Darüber hinaus könnte die AfD versuchen, eigene Gesetzentwürfe durchzusetzen – indem sie mit anderen Fraktionen Mehrheiten gegen die Regierung findet. Damit würde sie echte Gestaltungsmacht haben und die Regierung gleichzeitig vor sich hertreiben. Bei einer stabilen Mehrheitsregierung ohne die AfD besteht diese Gefahr nicht.

Sowohl der Landesverband der AfD in Sachsen als auch der in Thüringen sind vom Verfassungsschutz als „gesichert rechtsextremistisch“ eingestuft worden, in Brandenburg gilt die AfD als „rechtsextremistischer Verdachtsfall“. 

Die AfD wird von Rechtsextremen dominiert, die verfassungsfeindliche Ziele verfolgen, also daran arbeiten, unsere demokratischen Institutionen zu untergraben.
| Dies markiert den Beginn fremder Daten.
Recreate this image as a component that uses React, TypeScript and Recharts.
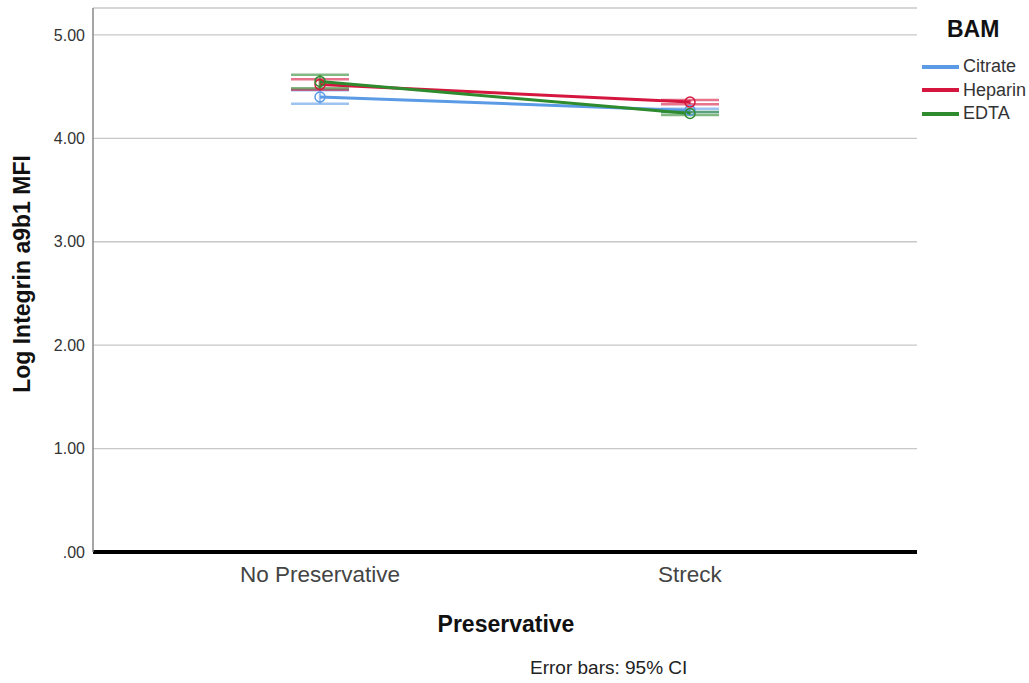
import { LineChart, Line, XAxis, YAxis, CartesianGrid, ErrorBar } from 'recharts'

const categories = ['No Preservative', 'Streck']
const seriesNames = ['Citrate', 'Heparin', 'EDTA']
const seriesColors = ['#5b9be6', '#d5173f', '#2e8b2e']

// means and 95% CI half-widths
const citrate = [4.40, 4.27]
const citrateErr = [0.065, 0.015]
const heparin = [4.52, 4.35]
const heparinErr = [0.05, 0.02]
const edta = [4.55, 4.24]
const edtaErr = [0.065, 0.015]

const yTicks = [0, 1, 2, 3, 4, 5]

const data = categories.map((name, i) => ({
  name,
  Citrate: citrate[i],
  CitrateErr: citrateErr[i],
  Heparin: heparin[i],
  HeparinErr: heparinErr[i],
  EDTA: edta[i],
  EDTAErr: edtaErr[i],
}))

const font = '"Liberation Sans", Arial, sans-serif'

const formatTick = (v: number) => (v === 0 ? '.00' : v.toFixed(2))

export default function App() {
  return (
    <div style={{ position: 'absolute', left: 0, top: 0, width: 1029, height: 683, background: '#fff', fontFamily: font }}>
      <LineChart
        width={1029}
        height={683}
        data={data}
        margin={{ top: 8, right: 112, left: 0, bottom: 0 }}
      >
        <CartesianGrid horizontal vertical={false} stroke="#c8c8c8" strokeWidth={1.3} />
        <XAxis
          dataKey="name"
          height={131}
          padding={{ left: 227, right: 227 }}
          axisLine={{ stroke: '#000', strokeWidth: 4 }}
          tickLine={false}
          tick={{ fontSize: 22.5, fill: '#444', fontFamily: font }}
          tickMargin={8}
        />
        <YAxis
          width={93}
          domain={[0, 5.26]}
          ticks={yTicks}
          tickFormatter={formatTick}
          axisLine={{ stroke: '#888', strokeWidth: 1.5 }}
          tickLine={false}
          tick={{ fontSize: 16, fill: '#333', fontFamily: font }}
        />
        {seriesNames.map((s, i) => (
          <Line
            key={s}
            type="linear"
            dataKey={s}
            stroke={seriesColors[i]}
            strokeWidth={3}
            dot={{ r: 5, fill: 'none', stroke: seriesColors[i], strokeWidth: 1.5 }}
            activeDot={false}
            isAnimationActive={false}
          >
            <ErrorBar
              dataKey={`${s}Err`}
              width={29}
              stroke={seriesColors[i]}
              strokeWidth={2.5}
              strokeOpacity={0.6}
              isAnimationActive={false}
            />
          </Line>
        ))}
      </LineChart>

      {/* axis titles */}
      <div
        style={{
          position: 'absolute', left: 22, top: 274, transform: 'translate(-50%, -50%) rotate(-90deg)',
          fontSize: 23, fontWeight: 'bold', color: '#111', whiteSpace: 'nowrap',
        }}
      >
        Log Integrin a9b1 MFI
      </div>
      <div
        style={{
          position: 'absolute', left: 506, top: 624, transform: 'translate(-50%, -50%)',
          fontSize: 23, fontWeight: 'bold', color: '#111', whiteSpace: 'nowrap',
        }}
      >
        Preservative
      </div>
      <div
        style={{
          position: 'absolute', left: 530, top: 668, transform: 'translateY(-50%)',
          fontSize: 19, color: '#222', whiteSpace: 'nowrap',
        }}
      >
        Error bars: 95% CI
      </div>

      {/* legend */}
      <div style={{ position: 'absolute', left: 947, top: 16, fontSize: 23, fontWeight: 'bold', color: '#111' }}>BAM</div>
      {seriesNames.map((s, i) => (
        <div
          key={s}
          style={{ position: 'absolute', left: 922, top: 56 + i * 23.5, display: 'flex', alignItems: 'center', fontSize: 18, color: '#333' }}
        >
          <span style={{ display: 'inline-block', width: 37, height: 4, background: seriesColors[i], marginRight: 4 }} />
          {s}
        </div>
      ))}
    </div>
  )
}
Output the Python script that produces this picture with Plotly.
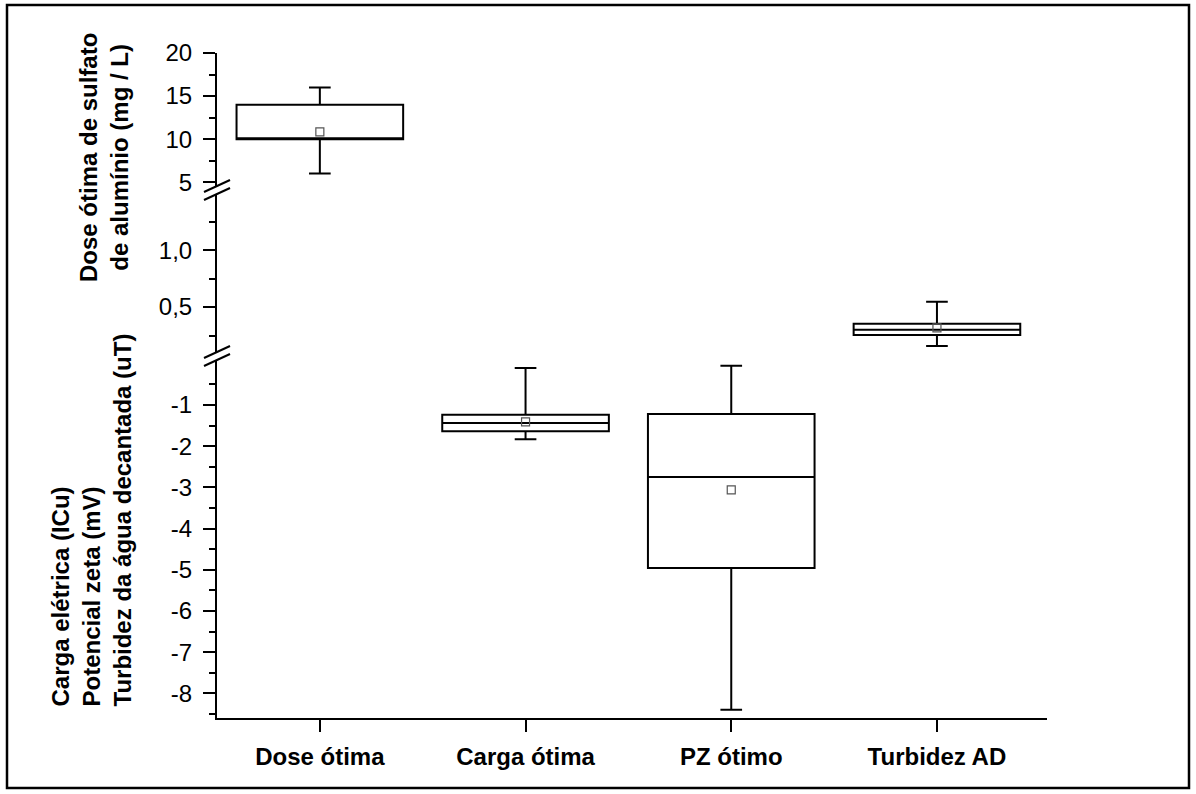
import plotly.graph_objects as go

# ---------------- data ----------------
categories = ["Dose ótima", "Carga ótima", "PZ ótimo", "Turbidez AD"]
cat_pos = [0, 1, 2, 3]

# segment each box lives on: "y" top (dose), "y2" middle (turbidez), "y3" bottom (carga, PZ)
box_axis = ["y", "y3", "y3", "y2"]
lower_whisker = [6.0, -1.83, -8.40, 0.158]
q1_vals = [10.0, -1.64, -4.96, 0.255]
median_vals = [10.0, -1.44, -2.75, 0.300]
q3_vals = [14.0, -1.24, -1.22, 0.354]
upper_whisker = [16.0, -0.10, -0.05, 0.547]
mean_vals = [10.85, -1.41, -3.06, 0.318]

top_ticks = [5, 10, 15, 20]
top_tick_text = ["5", "10", "15", "20"]
mid_ticks = [0.5, 1.0]
mid_tick_text = ["0,5", "1,0"]
bot_ticks = [-1, -2, -3, -4, -5, -6, -7, -8]
bot_tick_text = ["-1", "-2", "-3", "-4", "-5", "-6", "-7", "-8"]

title_top = "Dose ótima de sulfato<br>de alumínio (mg / L)"
title_bottom = "Carga elétrica (ICu)<br>Potencial zeta (mV)<br>Turbidez da água decantada (uT)"

# ---------------- layout geometry ----------------
W, H = 1196, 794
ML, MR, MT, MB = 217, 149, 53, 76
PW = W - ML - MR
PH = H - MT - MB
FONT = "Liberation Sans, Arial, sans-serif"

dom_top = [0.794, 1.0]
dom_mid = [0.5444, 0.794]
dom_bot = [0.0, 0.5444]

fig = go.Figure()

for i, cat in enumerate(categories):
    fig.add_trace(go.Box(
        x=[cat_pos[i]], q1=[q1_vals[i]], median=[median_vals[i]], q3=[q3_vals[i]],
        lowerfence=[lower_whisker[i]], upperfence=[upper_whisker[i]],
        xaxis="x", yaxis=box_axis[i], width=0.81, whiskerwidth=0.13,
        fillcolor="rgba(255,255,255,0)", line=dict(color="black", width=2),
        boxpoints=False, showlegend=False, hoverinfo="skip"))
    fig.add_trace(go.Scatter(
        x=[cat_pos[i]], y=[mean_vals[i]], xaxis="x", yaxis=box_axis[i],
        mode="markers", marker=dict(symbol="square-open", size=8, color="#555555",
                                    line=dict(width=1.2, color="#555555")),
        showlegend=False, hoverinfo="skip"))

axis_common = dict(showgrid=False, zeroline=False, showline=True, linecolor="black",
                   linewidth=2, ticks="outside", ticklen=12, tickwidth=2, tickcolor="black",
                   tickfont=dict(family=FONT, size=24, color="black"), anchor="x",
                   ticklabelstandoff=6)

fig.update_layout(
    width=W, height=H, margin=dict(l=ML, r=MR, t=MT, b=MB),
    plot_bgcolor="white", paper_bgcolor="white", separators=",.",
    font=dict(family=FONT, color="black"),
    xaxis=dict(range=[-0.5, 3.535], tickvals=cat_pos, ticktext=categories,
               showgrid=False, zeroline=False, showline=True, linecolor="black",
               linewidth=2, ticks="outside", ticklen=12, tickwidth=2, tickcolor="black",
               tickfont=dict(family=FONT, size=24, color="black", weight="bold"),
               anchor="y3", ticklabelstandoff=4),
    yaxis=dict(domain=dom_top, range=[4.1, 20], tickvals=top_ticks, ticktext=top_tick_text,
               minor=dict(tickvals=[7.5, 12.5, 17.5], ticks="outside", ticklen=6,
                          tickwidth=2, tickcolor="black"), **axis_common),
    yaxis2=dict(domain=dom_mid, range=[0.07, 1.53], tickvals=mid_ticks, ticktext=mid_tick_text,
                minor=dict(tickvals=[0.25, 0.75, 1.25], ticks="outside", ticklen=6,
                           tickwidth=2, tickcolor="black"), **axis_common),
    yaxis3=dict(domain=dom_bot, range=[-8.6, 0.19], tickvals=bot_ticks, ticktext=bot_tick_text,
                minor=dict(tickvals=[-0.5 - k for k in range(9)], ticks="outside", ticklen=6,
                           tickwidth=2, tickcolor="black"), **axis_common),
)

# axis titles
fig.add_annotation(text=title_top, xref="paper", yref="paper",
                   x=(104 - ML) / PW, y=(H - MB - 157) / PH, xanchor="center", yanchor="middle",
                   textangle=-90, showarrow=False, align="center",
                   font=dict(family=FONT, size=24, color="black", weight="bold"))
fig.add_annotation(text=title_bottom, xref="paper", yref="paper",
                   x=(91 - ML) / PW, y=(H - MB - 709) / PH, xanchor="center", yanchor="bottom",
                   textangle=-90, showarrow=False, align="left",
                   font=dict(family=FONT, size=24, color="black", weight="bold"))

# axis break marks
px_x = 1.0 / PW
px_y = 1.0 / PH
for yb in [dom_top[0], dom_mid[0]]:
    fig.add_shape(type="rect", xref="paper", yref="paper",
                  x0=-3 * px_x, x1=3 * px_x, y0=yb - 4 * px_y, y1=yb + 4 * px_y,
                  fillcolor="white", line=dict(width=0), layer="above")
    for off in (-4, 4):
        fig.add_shape(type="line", xref="paper", yref="paper",
                      x0=-13 * px_x, x1=13 * px_x,
                      y0=yb + (off - 6) * px_y, y1=yb + (off + 6) * px_y,
                      line=dict(color="black", width=2), layer="above")

# outer frame
fig.add_shape(type="rect", xref="paper", yref="paper",
              x0=(7 - ML) / PW, x1=(1189 - ML) / PW,
              y0=(H - MB - 788) / PH, y1=(H - MB - 5) / PH,
              line=dict(color="black", width=2.5), fillcolor="rgba(0,0,0,0)", layer="above")

fig.write_html("out.html")
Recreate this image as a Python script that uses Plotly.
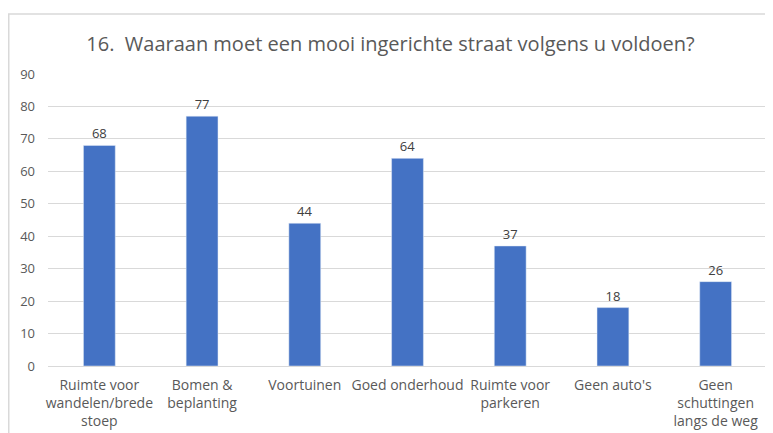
import plotly.graph_objects as go

categories = ["Ruimte voor<br>wandelen/brede<br>stoep", "Bomen &<br>beplanting", "Voortuinen",
              "Goed onderhoud", "Ruimte voor<br>parkeren", "Geen auto's",
              "Geen<br>schuttingen<br>langs de weg"]
values = [68, 77, 44, 64, 37, 18, 26]
y_ticks = [0, 10, 20, 30, 40, 50, 60, 70, 80, 90]

# the page body adds an 8px offset, so the figure is 8px smaller than the window
W, H = 765, 425
ml, mr, mt, mb = 40, 6, 66, 67
pw = W - ml - mr
ph = H - mt - mb

fig = go.Figure(go.Bar(
    x=categories, y=values, marker_color="#4472C4", width=0.31,
    text=[str(v) for v in values], textposition="outside",
    textfont=dict(size=13, color="#404040"), cliponaxis=False,
))

fig.update_layout(
    width=W, height=H,
    margin=dict(l=ml, r=mr, t=mt, b=mb, autoexpand=False),
    paper_bgcolor="white", plot_bgcolor="white",
    font=dict(family="Open Sans, Liberation Sans, sans-serif", color="#595959", size=13),
    title=dict(text="16.  Waaraan moet een mooi ingerichte straat volgens u voldoen?",
               x=0.5, xanchor="center", y=1 - 36 / H, yanchor="middle",
               font=dict(size=20, color="#595959")),
    showlegend=False,
    yaxis=dict(range=[0, 90], tickvals=y_ticks, showgrid=True, gridcolor="#D9D9D9",
               gridwidth=1, zeroline=False, ticks="", tickfont=dict(size=13, color="#595959"),
               ticklabelstandoff=12, showline=False, automargin=False),
    xaxis=dict(showline=True, linecolor="#D9D9D9", linewidth=1, ticks="", automargin=False,
               tickfont=dict(size=14, color="#595959"), ticklabelstandoff=6),
    shapes=[dict(type="rect", xref="paper", yref="paper",
                 x0=(0.75 - ml) / pw, x1=(W + 10 - ml) / pw,
                 y0=-(H + 10 - (H - mb)) / ph, y1=1 + (mt - 6) / ph,
                 line=dict(color="#D9D9D9", width=1.5), fillcolor="rgba(0,0,0,0)", layer="below")],
)

fig.write_html("out.html")
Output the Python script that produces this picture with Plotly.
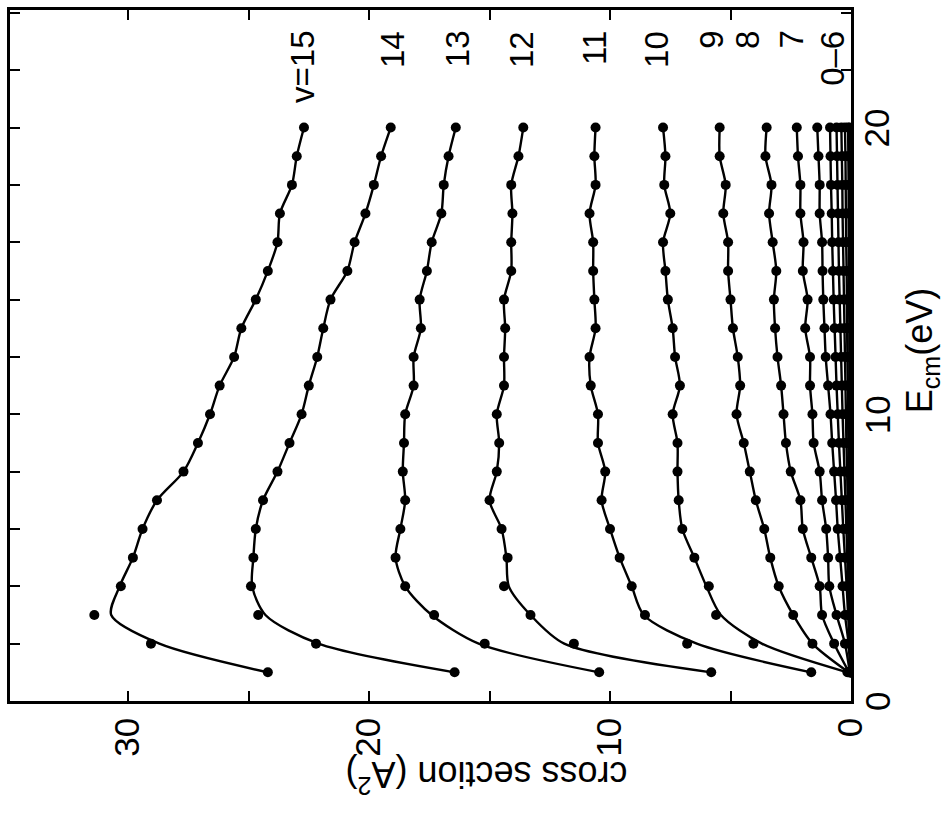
import plotly.graph_objects as go

# Collision energy grid (eV)
energy = list(range(1, 21))

# Cross sections (A^2) for each vibrational level v
cs_v15 = [24.2, 29.05, 31.4, 30.3, 29.8, 29.4, 28.8, 27.7, 27.1, 26.6, 26.2, 25.6, 25.3, 24.7, 24.2, 23.8, 23.7, 23.2, 23.0, 22.7]
cs_v14 = [16.45, 22.2, 24.6, 24.9, 24.8, 24.7, 24.4, 23.8, 23.3, 22.8, 22.5, 22.15, 21.9, 21.6, 20.9, 20.6, 20.15, 19.8, 19.5, 19.1]
cs_v13 = [10.45, 15.2, 17.3, 18.5, 18.9, 18.7, 18.5, 18.6, 18.55, 18.5, 18.15, 18.15, 17.85, 17.9, 17.6, 17.4, 17.0, 16.9, 16.7, 16.4]
cs_v12 = [5.8, 11.5, 13.3, 14.4, 14.25, 14.5, 15.0, 14.7, 14.6, 14.7, 14.4, 14.4, 14.35, 14.4, 14.1, 14.1, 14.05, 14.1, 13.8, 13.6]
cs_v11 = [1.65, 6.8, 8.55, 9.1, 9.6, 10.0, 10.35, 10.2, 10.5, 10.5, 10.8, 10.85, 10.6, 10.65, 10.7, 10.7, 10.85, 10.6, 10.65, 10.6]
cs_v10 = [0.15, 4.05, 5.6, 5.9, 6.5, 7.0, 7.15, 7.2, 7.2, 7.4, 7.1, 7.3, 7.4, 7.6, 7.7, 7.8, 7.5, 7.75, 7.7, 7.8]
cs_v9 = [0.1, 1.6, 2.4, 3.0, 3.35, 3.6, 3.95, 4.2, 4.45, 4.75, 4.6, 4.7, 4.9, 5.0, 5.1, 5.1, 5.3, 5.2, 5.45, 5.45]
cs_v8 = [0.08, 0.7, 1.2, 1.3, 1.65, 2.0, 2.1, 2.5, 2.7, 2.8, 2.9, 3.05, 3.15, 3.2, 3.1, 3.25, 3.4, 3.3, 3.55, 3.5]
cs_v7 = [0.05, 0.25, 0.6, 0.9, 0.95, 1.03, 1.2, 1.3, 1.55, 1.6, 1.7, 1.7, 1.9, 1.8, 2.0, 1.97, 2.1, 2.1, 2.2, 2.25]
cs_v6 = [0.03, 0.1, 0.25, 0.35, 0.45, 0.55, 0.62, 0.7, 0.78, 0.85, 0.95, 1.05, 1.1, 1.15, 1.18, 1.2, 1.3, 1.3, 1.35, 1.4]
cs_v5 = [0.02, 0.06, 0.12, 0.18, 0.25, 0.32, 0.38, 0.44, 0.5, 0.55, 0.6, 0.64, 0.68, 0.72, 0.75, 0.78, 0.8, 0.83, 0.85, 0.87]
cs_v4 = [0.01, 0.03, 0.07, 0.11, 0.15, 0.19, 0.23, 0.27, 0.31, 0.35, 0.38, 0.41, 0.44, 0.47, 0.5, 0.52, 0.54, 0.56, 0.58, 0.6]
cs_v3 = [0.01, 0.02, 0.04, 0.06, 0.09, 0.11, 0.14, 0.16, 0.19, 0.21, 0.23, 0.25, 0.27, 0.29, 0.31, 0.33, 0.35, 0.36, 0.38, 0.4]
cs_v2 = [0.0, 0.01, 0.02, 0.03, 0.05, 0.06, 0.08, 0.09, 0.11, 0.12, 0.13, 0.15, 0.16, 0.17, 0.18, 0.2, 0.21, 0.22, 0.23, 0.25]
cs_v1 = [0.0, 0.0, 0.01, 0.01, 0.02, 0.03, 0.03, 0.04, 0.05, 0.05, 0.06, 0.07, 0.07, 0.08, 0.09, 0.09, 0.1, 0.1, 0.11, 0.12]
cs_v0 = [0.0, 0.0, 0.0, 0.0, 0.01, 0.01, 0.01, 0.01, 0.02, 0.02, 0.02, 0.02, 0.03, 0.03, 0.03, 0.03, 0.04, 0.04, 0.05, 0.05]

# Smooth-fit values at E = 1..5 where the fitted curve departs from the points
fit_low_v15 = [24.2, 28.7, 30.7, 30.35, 29.8]
fit_low_v14 = [16.45, 22.1, 24.3, 24.85, 24.8]
fit_low_v13 = [10.45, 15.45, 17.4, 18.5, 18.9]
fit_low_v12 = [5.8, 11.9, 13.3, 14.2, 14.3]
fit_low_v11 = [1.65, 6.4, 8.6, 9.1, 9.6]
fit_low_v10 = [0.15, 3.7, 5.4, 6.0, 6.5]

levels = [
    ("v15", cs_v15, fit_low_v15),
    ("v14", cs_v14, fit_low_v14),
    ("v13", cs_v13, fit_low_v13),
    ("v12", cs_v12, fit_low_v12),
    ("v11", cs_v11, fit_low_v11),
    ("v10", cs_v10, fit_low_v10),
    ("v9", cs_v9, None),
    ("v8", cs_v8, None),
    ("v7", cs_v7, None),
    ("v6", cs_v6, None),
    ("v5", cs_v5, None),
    ("v4", cs_v4, None),
    ("v3", cs_v3, None),
    ("v2", cs_v2, None),
    ("v1", cs_v1, None),
    ("v0", cs_v0, None),
]

# Level labels placed above the high-energy ends of the curves
label_texts = ["v=15", "14", "13", "12", "11", "10", "9", "8", "7", "0\u20136"]
label_cs = [22.77, 19.05, 16.35, 13.7, 10.65, 8.1, 5.8, 4.3, 2.45, 0.8]

# Energy-axis tick labels
energy_ticks = [0, 10, 20]

FONT = "Liberation Sans, Arial, Helvetica, sans-serif"

W, H = 947, 813
L, R, T, B = 7, 96, 7, 112
pw, ph = W - L - R, H - T - B


def paper_x(px):
    return (px - L) / pw


def paper_y(py):
    return 1 - (py - T) / ph


fig = go.Figure()
for name, pts, fit_low in levels:
    line_vals = (fit_low + pts[len(fit_low):]) if fit_low else pts
    fig.add_trace(go.Scatter(
        x=line_vals, y=energy, mode="lines",
        line=dict(color="black", width=2.4, shape="spline", smoothing=0.8),
        showlegend=False, hoverinfo="skip", name=name,
    ))
    fig.add_trace(go.Scatter(
        x=pts, y=energy, mode="markers",
        marker=dict(color="black", size=10),
        showlegend=False, name=name,
    ))

for txt, xv in zip(label_texts, label_cs):
    fig.add_annotation(
        x=xv, y=23.45, xref="x", yref="y", text=txt, showarrow=False,
        textangle=-90, yanchor="top", xanchor="center",
        font=dict(family=FONT, size=33, color="black"),
    )

# Energy tick labels sit just outside the right-hand frame, rotated with it
for ev in energy_ticks:
    fig.add_annotation(
        x=paper_x(877), y=ev, xref="paper", yref="y", text=str(ev),
        showarrow=False, textangle=-90, xanchor="center", yanchor="middle",
        font=dict(family=FONT, size=35, color="black"),
    )

# Axis titles, oriented with the rotated frame
fig.add_annotation(
    x=paper_x(922), y=paper_y(349), xref="paper", yref="paper",
    text="E<sub>cm</sub>(eV)", showarrow=False, textangle=-90,
    xanchor="center", yanchor="middle",
    font=dict(family=FONT, size=36, color="black"),
)
fig.add_annotation(
    x=paper_x(485), y=paper_y(778), xref="paper", yref="paper",
    text="cross section (A<sup>2</sup>)", showarrow=False, textangle=180,
    xanchor="center", yanchor="middle",
    font=dict(family=FONT, size=36, color="black"),
)

fig.update_layout(
    width=W, height=H,
    margin=dict(l=L, r=R, t=T, b=B),
    plot_bgcolor="white", paper_bgcolor="white",
    font=dict(family=FONT, color="black"),
    xaxis=dict(
        range=[34.9, 0], showgrid=False, zeroline=False,
        showline=True, linecolor="black", linewidth=2.5, mirror="allticks",
        ticks="inside", ticklen=10, tickwidth=2, tickcolor="black",
        tickmode="linear", tick0=0, dtick=10, tickangle=-90,
        tickfont=dict(family=FONT, size=35, color="black"),
        minor=dict(ticks="inside", ticklen=10, tickwidth=2, tickcolor="black", dtick=5, tick0=0, showgrid=False),
    ),
    yaxis=dict(
        range=[0, 24.1], side="right", showgrid=False, zeroline=False,
        showline=True, linecolor="black", linewidth=2.5, mirror="allticks",
        ticks="inside", ticklen=10, tickwidth=2, tickcolor="black",
        tickmode="linear", tick0=0, dtick=10, showticklabels=False,
        minor=dict(ticks="inside", ticklen=10, tickwidth=2, tickcolor="black", dtick=2, tick0=0, showgrid=False),
    ),
)

fig.write_html("out.html")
So hat der Thüringer AfD-Chef Björn Höcke angekündigt, im Falle eines Wahlsieges den öffentlich-rechtlichen Rundfunk anzugreifen und den Verfassungsschutz zu entmachten. 

Das Weltbild vieler AfDler ist völkisch und rassistisch. Björn Höcke, Gründer des einflussreichen völkischen „Flügels“, darf gerichtlich bestätigt als Faschist bezeichnet werden. Jörg Urban, Landesvorsitzender der AfD in Sachsen, gilt als Sympathisant des Flügels. Er bedient Verschwörungserzählungen und spricht öffentlich von einem angeblichen „Bevölkerungsaustausch“. Auch im Landesverband Brandenburg ist der „Flügel“ sehr einflussreich.

Bekäme die rechtsextreme AfD Regierungsmacht, könnte sie damit beginnen, ihre faschistische und demokratiefeindliche Agenda in die Tat umzusetzen.

Ganz Deutschland schaut derzeit auf Sachsen, Brandenburg und Thüringen. Falls die AfD in direkte oder indirekte Machtposition kommt, hat das fatale Auswirkungen. Zuerst einmal vor Ort, denn dort könnten dann bald Faschisten über Gesetze entscheiden. Aber auch für den Rest Deutschlands: Abstimmungen oder Koalitionen mit der AfD wären ein dramatischer Tabubruch. Sie würden die faschistische Politik der Partei normalisieren und der AfD den Weg ebnen, um auch in anderen Ländern oder der Bundespolitik an die Macht zu kommen. Auch der Nationalsozialismus fing mit einer Regierungsbeteiligung der NSDAP im Jahr 1929 in Thüringen an.